Often when I open a file (mp3, flac, wav, etc.) it’s already clipping as it imports it. If I reduce the amplitude after it’s opened, the clipped protion remain clipped but below the 1.0 mark. I can’t recover the portion that has already been clipped which in many cases leaves the music flat sounding.
How do I control the amplitude of the file to be opened so it won’t clip as it’s being opened?
Win 7 Pro
Note that if you have “View > Show Clipping” enabled, the red vertical lines are “warnings” to indicate that audio “may” be clipped. The red lines appear where the amplitude is 0 dB or greater. It is possible to have a perfect unclipped waveform, but if the highest peaks touch 0 dB then red “clip indicator” lines will appear at those points. The reason for this is that many audio formats have an absolute maximum amplitude of 0 dB, so if clip indicators only appeared above 0 dB, then those formats would never show clipping no matter how badly clipped they are.
If the original audio file is clipped, then it does not matter what amplitude it is opened at, it will still be clipped. “Clipping” is when the peaks have been truncated (“clipped”), so the peaks that should be present are missing. In the case of very slight clipping, it may be possible to restore the peaks using “Clip Fix” (http://manual.audacityteam.org/o/man/clip_fix.html) but don’t expect miracles - The effect can only guess at what the missing peaks should be, but if the audio is badly clipped then there is no way that any effect can accurately predict what the missing peaks should be like.
If these are commercial recordings, they are probably victims of the [u]Loudness War[/u]. If they are “homemade” recordings, the ADC may have clipped during recording or the levels may have been over-boosted during post production
When I tried Clip Fix a couple of times, the waveform LOOKED better but it didn’t fix the sound. (But, I’ve only tried it a couple of times.)
“Regular” 16 & 24-bit WAV files, CDs, and FLAC, are integer formats and are all limited to 0dB. (32-bit floating-point WAV files have virtually no upper or lower limit.) Audacity (like most audio editors) uses floating-point internally, so Audacity itself won’t clip. (Of course, you can boost the volume and then get a clipped file when you export.)
MP3 can also go over 0dB without clipping. And since MP3 is lossy and it changes the wave shape, it’s normal to get peaks over 0dB if make an MP3 from a 0dB normalized WAV file.
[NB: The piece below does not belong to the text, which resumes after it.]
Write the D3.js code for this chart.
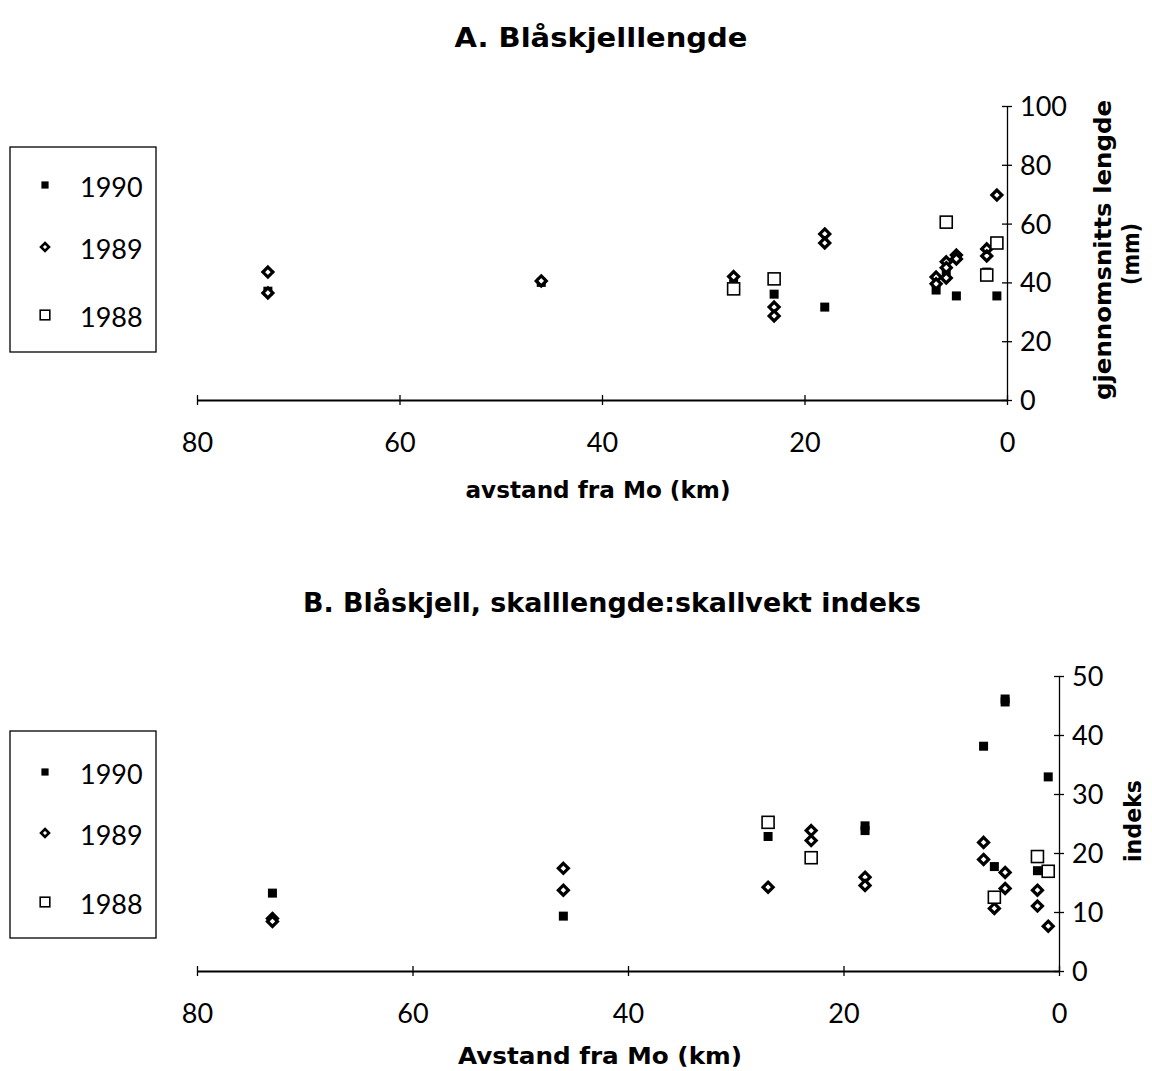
<!DOCTYPE html>
<html><head><meta charset="utf-8">
<script src="https://cdn.jsdelivr.net/npm/d3@7"></script>
<style>
body{margin:0;background:#fff;}
text{fill:#000;}
.num{font-family:"Lato","Open Sans",sans-serif;font-size:27px;font-weight:400;}
.bold{font-family:"DejaVu Sans","Lato",sans-serif;font-weight:700;}
</style></head>
<body>
<svg id="c" width="1152" height="1071"></svg>
<script>
// ---- Data ----
const xTicks = [80, 60, 40, 20, 0];
const yTicksA = [0, 20, 40, 60, 80, 100];
const yTicksB = [0, 10, 20, 30, 40, 50];
const years = ["1990", "1989", "1988"];

// Panel A: mean shell length (mm) vs distance from Mo (km)
const distA1990 = [73, 46, 27, 23, 18, 7, 6, 5, 2, 1];
const lenA1990  = [37, 40, 39.5, 36, 31.6, 37.4, 44, 35.4, 43.5, 35.4];
const distA1989 = [73, 73, 46, 27, 23, 23, 18, 18, 7, 7, 6, 6, 6, 5, 5, 2, 2, 1];
const lenA1989  = [43.5, 36.4, 40.5, 42, 31.6, 28.6, 56.5, 53.4, 41.8, 39.5, 47, 45, 41.5, 49.3, 48, 51.4, 49, 69.7];
const distA1988 = [27, 23, 6, 2, 1];
const lenA1988  = [37.8, 41.2, 60.5, 42.5, 53.4];

// Panel B: shell length : shell weight index
const distB1990 = [73, 46, 27, 18, 18, 7, 6, 5, 5, 2, 1];
const idxB1990  = [13.2, 9.3, 22.8, 24.6, 23.8, 38.1, 17.7, 46.1, 45.6, 17, 32.9];
const distB1989 = [73, 73, 46, 46, 27, 23, 23, 18, 18, 7, 7, 6, 5, 5, 2, 2, 1];
const idxB1989  = [8.9, 8.4, 17.4, 13.7, 14.2, 23.8, 22.1, 15.9, 14.5, 21.8, 18.9, 10.6, 16.7, 14, 13.7, 11, 7.6];
const distB1988 = [27, 23, 6, 2, 1];
const idxB1988  = [25.2, 19.2, 12.5, 19.4, 16.9];

const svg = d3.select("#c");

function marker(g, year, x, y, s) {
  if (year === "1990") {
    const a = 9 * s;
    g.append("rect").attr("x", x - a/2).attr("y", y - a/2).attr("width", a).attr("height", a).attr("fill", "#000");
  } else if (year === "1989") {
    const r = 5 * s;
    g.append("path").attr("d", `M${x},${y-r}L${x+r},${y}L${x},${y+r}L${x-r},${y}Z`)
      .attr("fill", "#fff").attr("stroke", "#000").attr("stroke-width", 3.2 * s);
  } else {
    const a = 12 * s;
    g.append("rect").attr("x", x - a/2).attr("y", y - a/2).attr("width", a).attr("height", a)
      .attr("fill", "#fff").attr("stroke", "#000").attr("stroke-width", 1.6);
  }
}

function boldText(g, t, x, y, size, len, rot) {
  const el = g.append("text").attr("class", "bold")
    .attr("transform", `translate(${x},${y})` + (rot ? " rotate(-90)" : ""))
    .attr("dy", "0.35em").attr("text-anchor", "middle").attr("font-size", size).text(t);
  if (len) el.attr("textLength", len).attr("lengthAdjust", "spacingAndGlyphs");
}

function panel(cfg) {
  const x = d3.scaleLinear().domain([80, 0]).range([cfg.x0, cfg.x1]);
  const y = d3.scaleLinear().domain(cfg.yDomain).range([cfg.y0, cfg.y1]);
  const g = svg.append("g");

  // x axis
  const xa = g.append("g").attr("transform", `translate(0,${cfg.y0})`)
    .call(d3.axisBottom(x).tickValues(xTicks).tickSize(0).tickPadding(0).tickFormat(d3.format("d")));
  xa.attr("font-size", null).attr("font-family", null);
  xa.select(".domain").attr("stroke", "#000").attr("stroke-width", 1.8);
  xa.selectAll(".tick line").attr("y1", -5).attr("y2", 5).attr("stroke", "#000").attr("stroke-width", 1.3);
  xa.selectAll(".tick text").attr("class", "num").attr("y", cfg.xLabY).attr("dy", "0.35em");

  // y axis
  const ya = g.append("g").attr("transform", `translate(${cfg.x1},0)`)
    .call(d3.axisRight(y).tickValues(cfg.yTicks).tickSize(0).tickPadding(0).tickFormat(d3.format("d")));
  ya.attr("font-size", null).attr("font-family", null);
  ya.select(".domain").attr("stroke", "#000").attr("stroke-width", 1.3);
  ya.selectAll(".tick line").attr("x1", -5).attr("x2", 5).attr("stroke", "#000").attr("stroke-width", 1.3);
  ya.selectAll(".tick text").attr("class", "num").attr("x", 13).attr("dy", "0.35em").attr("text-anchor", "start");

  // points
  const pg = g.append("g");
  cfg.series.forEach(sr => {
    sr.d.forEach((dv, i) => marker(pg, sr.year, x(dv), y(sr.v[i]), 1));
  });

  // legend
  const lg = g.append("g");
  lg.append("rect").attr("x", cfg.lx).attr("y", cfg.ly).attr("width", 146).attr("height", cfg.lh)
    .attr("fill", "none").attr("stroke", "#000").attr("stroke-width", 1.3);
  years.forEach((yr, i) => {
    const cy = cfg.legY[i];
    marker(lg, yr, cfg.lx + 35, cy - 3, 0.8);
    lg.append("text").attr("class", "num").attr("x", cfg.lx + 70).attr("y", cy).attr("dy", "0.35em").text(yr);
  });

  boldText(g, cfg.title, cfg.tx, cfg.ty, 27, cfg.tlen, false);
  boldText(g, cfg.xLabel, cfg.xlx, cfg.xly, 23, cfg.xllen, false);
  cfg.yLabels.forEach(l => boldText(g, l.t, l.x, l.y, 23, l.len, true));
}

panel({
  x0: 197, x1: 1007, y0: 400, y1: 106, yDomain: [0, 100], yTicks: yTicksA, xLabY: 43,
  series: [
    {year: "1990", d: distA1990, v: lenA1990},
    {year: "1989", d: distA1989, v: lenA1989},
    {year: "1988", d: distA1988, v: lenA1988}
  ],
  lx: 10, ly: 147, lh: 205, legY: [188, 250, 318],
  title: "A. Blåskjelllengde", tx: 601, ty: 38, tlen: 293,
  xLabel: "avstand fra Mo (km)", xlx: 598, xly: 490, xllen: 265,
  yLabels: [{t: "gjennomsnitts lengde", x: 1103, y: 250, len: 300}, {t: "(mm)", x: 1131, y: 254, len: 62}]
});

panel({
  x0: 197, x1: 1059, y0: 971, y1: 676, yDomain: [0, 50], yTicks: yTicksB, xLabY: 43,
  series: [
    {year: "1990", d: distB1990, v: idxB1990},
    {year: "1989", d: distB1989, v: idxB1989},
    {year: "1988", d: distB1988, v: idxB1988}
  ],
  lx: 10, ly: 731, lh: 207, legY: [775, 836, 905],
  title: "B. Blåskjell, skalllengde:skallvekt indeks", tx: 612, ty: 603, tlen: 618,
  xLabel: "Avstand fra Mo (km)", xlx: 600, xly: 1056, xllen: 284,
  yLabels: [{t: "indeks", x: 1133, y: 821, len: 82}]
});
</script>
</body></html>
If you then open the MP3 in Audacity, you’ll see potential clipping. I’d guess that at least half the MP3s I’ve made from CDs show (potential) clipping when opened in Audacity. However, in this case the waveform isn’t clipped (unless the original file was clipped) and if you reduce the level in Audacity you won’t see clipped flat-top waves.
it does not matter what amplitude it is opened at, it will still be clipped.
And Audacity doesn’t apply filters or effects until after the music opens. So the original works are distorted.